July 17, 2015

July 18th, 2015 by

Dean Degenhardt 30.5We begin every morning by passing the weather sheet around the guide table. As it goes from hand to hand, you can almost see the wheels begin to turn. Every good guide knows that weather rules the walleye world. Each guide has his own guess as to what the day will hold, but we truly don’t know until we get on the water and the experiments begin. In different areas, in different orders, and at different speeds, we all apply the SWWL Formula. We let the fish tell us what is going to work by fishing fast, slow, deep, shallow, sand, rock, suspended, weeds, mega sand, and everything in between.

This week was a perfect example of why the Formula works. It began with variable weather and a large number of walleyes using main lake deep water rock structures (avg. 30 ft.). The weather shifted mid-week with torrential rains and storms followed by more stable conditions with heat and humidity. There were inches of rain this week. By the end of the week most of the active fish including big ones were being caught in much shallower water on main lake sand and even on transition sand in 12 – 20 ft. of water. The only way to win consistently was to be aggressively flexible and continuously searching.

Scanning and “Spot and Stalk” were critical components to this week’s success. If you pulled up to a spot and just started fishing live bait at .3 mph, then it would take you 30 minutes to learn what you could figure out in 3 minutes of scanning a structure with your electronics. We use Lowrance HDS products and they are awesome tools. In the end, a guide’s day boils down to math and efficiency. The more experiments you try, the more you scan, the faster you learn, and the more water you cover exponentially increases the odds of having a good to great day.

“Spot and Stalk” is a tactic that we have used more and more in the past few seasons. It requires open minded guests and discipline. There are many variations, but I usually have my guests reel up and I tell them to get ready. I drive the boat in reverse over structure quickly until I mark high quality hooks and then I pop the boat in to forward and say, “drop ‘em. Good arcs 3 ft. off the bottom in 25. Let your jigs hit bottom, make two turns on your reel and hold it steady!” Within 2 – 4 minutes we either get them or we don’t and then we move on. When it works, it feels great, but most of the time it is lose, lose, win, lose, ½ win, lose, win. It is hard work, but at the end of the day, you usually have a much better idea of what the walleyes are doing than the guys that are spot on spot sitters.

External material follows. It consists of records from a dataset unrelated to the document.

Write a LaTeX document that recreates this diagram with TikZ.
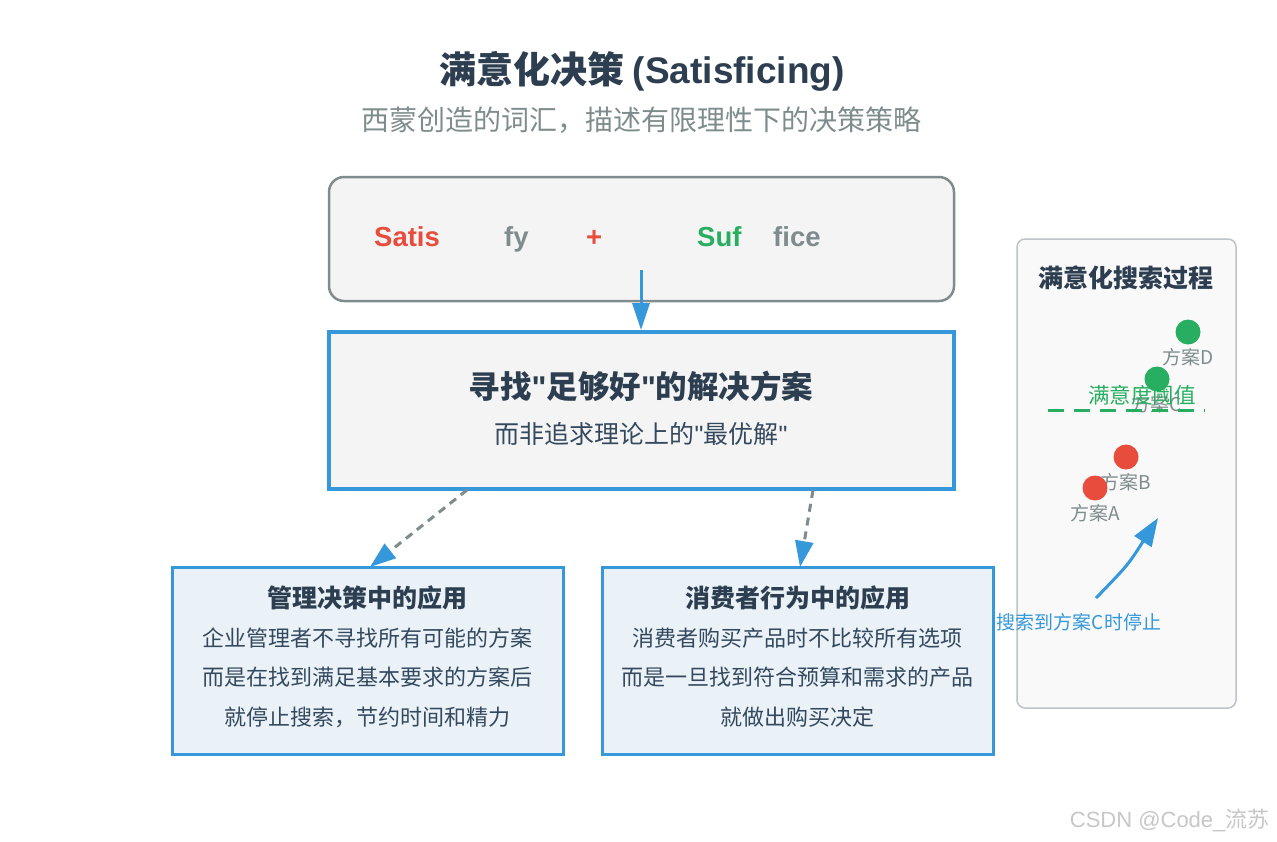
\documentclass[tikz,border=0pt]{standalone}
\usepackage{fontspec}
\setmainfont{Noto Sans CJK SC}
\setmonofont{Liberation Sans}
\newfontfamily\lat{Liberation Sans}
\usetikzlibrary{arrows.meta}
\definecolor{dark}{HTML}{2C3E50}
\definecolor{body}{HTML}{34495E}
\definecolor{gray1}{HTML}{7F8C8D}
\definecolor{blue1}{HTML}{3498DB}
\definecolor{red1}{HTML}{E74C3C}
\definecolor{green1}{HTML}{27AE60}
\definecolor{boxfill}{HTML}{F4F4F4}
\definecolor{appfill}{HTML}{EAF2F8}
\definecolor{panelfill}{HTML}{F9F9F9}
\definecolor{panelline}{HTML}{BDC3C7}
\newcommand{\fs}[1]{\fontsize{#1}{#1}\selectfont}
\newcommand{\dq}{{\ttfamily"}}
\tikzset{
  tip/.style={-{Triangle[length=27pt,width=17pt]}},
  dasharrow/.style={draw=gray1,line width=3pt,dash pattern=on 8pt off 6pt,-{Triangle[length=26pt,width=18pt,fill=blue1,color=blue1]}},
  appbox/.style={draw=blue1,line width=3pt,fill=appfill,minimum width=391pt,minimum height=187pt,inner sep=0pt},
  apptitle/.style={font=\fs{25}\bfseries,text=dark,anchor=center},
  appline/.style={font=\fs{22},text=body,anchor=center},
  dot/.style={circle,inner sep=0pt,minimum size=25pt},
  optlabel/.style={font=\fs{19},text=gray1,anchor=center},
  part/.style={font=\lat\fs{27.5}\bfseries,anchor=base west,inner sep=0pt},
}
\begin{document}
\begin{tikzpicture}[x=1pt,y=-1pt]
\useasboundingbox[fill=white] (0,0) rectangle (1277,841);
% title
\node[text=dark,anchor=center] (title) at (642,71) {\fs{37}\bfseries 满意化决策 {\lat (Satisficing)}};
\node[text=gray1,anchor=center] (subtitle) at (641,120) {\fs{28}西蒙创造的词汇，描述有限理性下的决策策略};
% top box
\node[draw=gray1,line width=2.5pt,fill=boxfill,rounded corners=15pt,minimum width=625pt,minimum height=124pt,inner sep=0pt] (top) at (641.5,239) {};
\node[part,text=red1] (p1) at (374,246.5) {Satis};
\node[part,text=gray1] (p2) at (504,246.5) {fy};
\node[part,text=red1] (p3) at (586,246.5) {+};
\node[part,text=green1] (p4) at (697,246.5) {Suf};
\node[part,text=gray1] (p5) at (773,246.5) {fice};
% main box
\node[draw=blue1,line width=4pt,fill=boxfill,minimum width=625pt,minimum height=157pt,inner sep=0pt] (main) at (641.5,410.5) {};
\node[text=dark,anchor=center] (mt) at (641,386) {\fs{31.5}\bfseries 寻找\dq 足够好\dq 的解决方案};
\node[text=body,anchor=center] (ms) at (641,434) {\fs{25}而非追求理论上的\dq 最优解\dq};
\coordinate (a0) at (641,270);
\draw[blue1,line width=3pt,tip] (a0) -- (main.north -| a0);
% application boxes
\node[appbox] (left) at (367.5,660.5) {};
\node[appbox] (right) at (797.5,660.5) {};
\node[apptitle] at (367.5,598) {管理决策中的应用};
\node[appline] at (367.5,638) {企业管理者不寻找所有可能的方案};
\node[appline] at (367.5,677) {而是在找到满足基本要求的方案后};
\node[appline] at (367.5,717) {就停止搜索，节约时间和精力};
\node[apptitle] at (797.5,598) {消费者行为中的应用};
\node[appline] at (797.5,638) {消费者购买产品时不比较所有选项};
\node[appline] at (797.5,677) {而是一旦找到符合预算和需求的产品};
\node[appline] at (797.5,717) {就做出购买决定};
\coordinate (d1) at (467,490);
\coordinate (d2) at (813,490);
\coordinate (e1) at (370,567);
\coordinate (e2) at (800,567);
\draw[dasharrow] (d1) -- (e1);
\draw[dasharrow] (d2) -- (e2);
% right panel
\node[draw=panelline,line width=1.5pt,fill=panelfill,rounded corners=8pt,minimum width=219pt,minimum height=469pt,inner sep=0pt] (panel) at (1126.5,473.5) {};
\node[text=dark,anchor=center] (pt) at (1126,278) {\fs{25}\bfseries 满意化搜索过程};
\node[dot,fill=green1] (D) at (1188,332) {};
\node[optlabel] (Dl) at (1188,357) {方案D};
\node[dot,fill=green1] (C) at (1157,379) {};
\node[optlabel] (Cl) at (1157,404) {方案C};
\coordinate (t1) at (1048,410);
\coordinate (t2) at (1205,410);
\draw[green1,line width=3pt,dash pattern=on 16pt off 10pt] (t1) -- (t2);
\node[text=green1,anchor=center] (tl) at (1142,395) {\fs{21.5}满意度阈值};
\node[dot,fill=red1] (B) at (1126,457) {};
\node[optlabel] (Bl) at (1126,482) {方案B};
\node[dot,fill=red1] (A) at (1095,488) {};
\node[optlabel] (Al) at (1095,513) {方案A};
\coordinate (s0) at (1096,598);
\coordinate (s1) at (1158,518);
\draw[blue1,line width=3pt,-{Triangle[length=28pt,width=20pt]}] (s0) .. controls (1128,565) .. (s1);
\node[text=blue1,anchor=center] (sl) at (1079,622) {\fs{19}搜索到方案C时停止};
% watermark
\node[text=black!22,anchor=east] (wm) at (1273,820) {\fs{22}{\lat CSDN @Code\_}流苏};
\end{tikzpicture}
\end{document}
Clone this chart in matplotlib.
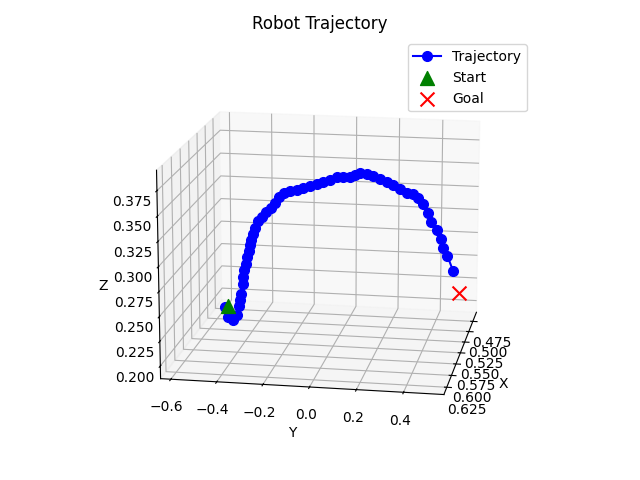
import matplotlib
matplotlib.use("Agg")
import matplotlib.pyplot as plt

traj_x = [0.58,0.578,0.577,0.575,0.574,0.572,0.571,0.569,0.568,0.566,0.565,0.563,0.562,0.56,0.558,0.557,0.555,0.554,0.552,0.551,0.549,0.548,0.546,0.545,0.543,0.542,0.54,0.538,0.537,0.535,0.534,0.532,0.531,0.529,0.528,0.526,0.525,0.523,0.522,0.52,0.518,0.517,0.515,0.514,0.512,0.511,0.509,0.508,0.506,0.505,0.503,0.502,0.5]
traj_y = [-0.449,-0.436,-0.415,-0.399,-0.391,-0.391,-0.386,-0.381,-0.382,-0.378,-0.373,-0.368,-0.362,-0.360,-0.357,-0.352,-0.344,-0.330,-0.317,-0.299,-0.281,-0.262,-0.245,-0.226,-0.201,-0.172,-0.145,-0.117,-0.089,-0.061,-0.032,-0.005,0.024,0.052,0.073,0.093,0.122,0.150,0.179,0.207,0.235,0.264,0.293,0.322,0.343,0.362,0.386,0.399,0.422,0.440,0.451,0.469,0.495]
traj_z = [0.236,0.225,0.222,0.226,0.235,0.241,0.247,0.256,0.263,0.27,0.276,0.282,0.288,0.293,0.298,0.304,0.309,0.316,0.32,0.325,0.329,0.333,0.339,0.343,0.345,0.346,0.347,0.349,0.351,0.353,0.355,0.357,0.357,0.357,0.359,0.36,0.359,0.357,0.353,0.35,0.346,0.342,0.338,0.336,0.332,0.325,0.315,0.306,0.297,0.287,0.277,0.268,0.251]
start = (0.58, -0.434, 0.237)
goal = (0.50, 0.523, 0.228)

fig = plt.figure(figsize=(6.4, 4.8), dpi=100)
ax = fig.add_subplot(111, projection="3d")
ax.plot(traj_x, traj_y, traj_z, color="blue", marker="o", markersize=7, label="Trajectory")
ax.scatter(*start, color="green", marker="^", s=100, label="Start")
ax.scatter(*goal, color="red", marker="x", s=100, label="Goal")
ax.set_xlabel("X")
ax.set_ylabel("Y")
ax.set_zlabel("Z")
ax.set_title("Robot Trajectory")
ax.legend()
ax.set_xlim(0.452, 0.64)
ax.set_ylim(-0.645, 0.57)
ax.set_zlim(0.187, 0.395)
ax.view_init(elev=15, azim=10)
fig.tight_layout()
fig.savefig("out.png", dpi=100)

When the walleyes are spread out in all depth zones, our volume always suffers a bit. You just spend more time looking. Daily guide sheets averaged 35 – 40 walleyes over 18 in. per boat. The highest daily total was 80. For the week, we caught and released 50 walleyes over 27 in., including 11 – 28s, 3 – 29s, and 2 – 30s.

Big pike fishing kicked back into high gear again this week. Roughly 10% of our total effort was spent chasing pike, yet there were 12 over 37 in. caught this week, including 3 – 40s, 1 – 42, and 2 – 43’s. Top end Lac Seul pike aren’t just long, they are thick and this week’s big fish were giants. Spoons, in-line spinners, and glide baits were key producers in and around the weed beds close to deep water.

The Take Away:

There is a reason for the Formula – it works. Keep an open mind, search broadly, cover water, let the fish tell you what they are doing, and adjust. And tomorrow – do it again. There is no easy answer, so don’t look for one.